3. Learning Rate Selection: Choosing an appropriate learning rate is crucial for effective training. A learning rate that is too high may cause the optimization process to diverge, while a learning rate that is too low may result in slow convergence.

   Solution:
   - Learning rate scheduling: Implementing learning rate schedules, such as reducing the learning rate over time, can help achieve a balance between convergence speed and stability.
   - Adaptive optimization algorithms: Techniques like Adam, RMSprop, or AdaGrad automatically adjust the learning rate based on the history of gradients, which can lead to more effective optimization.

4. Local Minima: The optimization process might get stuck in a local minimum of the loss function, leading to suboptimal solutions.

   Solution:
   - Use different optimization algorithms: Trying different optimization algorithms or variants may help escape local minima. For example, stochastic gradient descent with momentum or advanced optimizers like Adam can be explored.
   - Initialization: Experimenting with different weight initialization schemes may help avoid poor initializations that can lead to convergence to local minima.

5. Computational Efficiency: As the network size grows, the computational requirements of backward propagation can become significant.

   Solution:
   - Mini-batch training: Instead of updating weights after processing each training example, mini-batch training updates the weights after processing a subset of training examples.

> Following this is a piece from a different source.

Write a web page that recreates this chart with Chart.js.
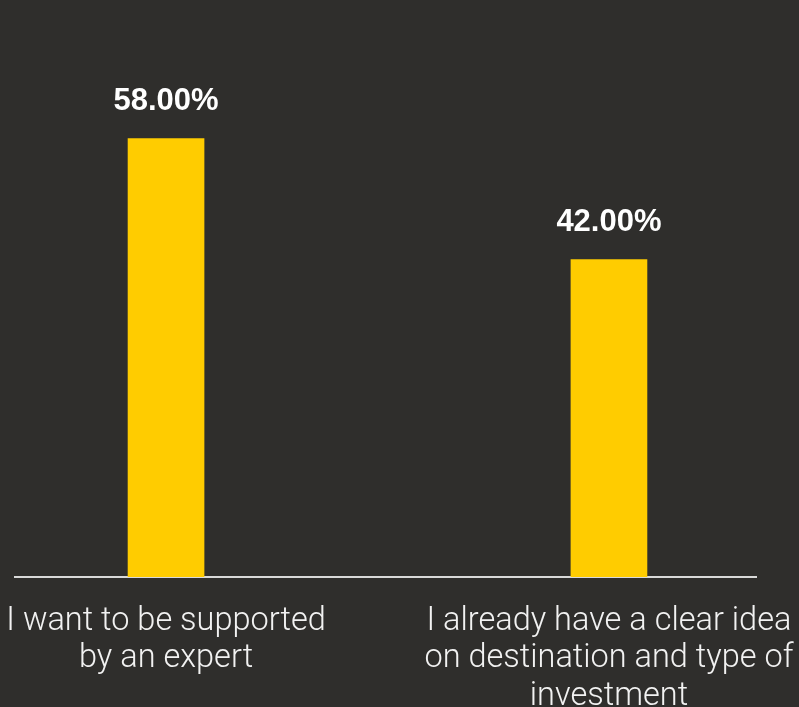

This can improve computational efficiency by leveraging matrix operations.
   - Parallelization: Utilizing parallel processing techniques, such as using GPUs or distributed computing, can significantly speed up the backward propagation process.

Addressing these challenges requires a combination of proper architectural choices, hyperparameter tuning, regularization techniques, and optimization strategies. It is important to experiment, monitor the training process, and iterate to find the best solutions for a specific problem and dataset.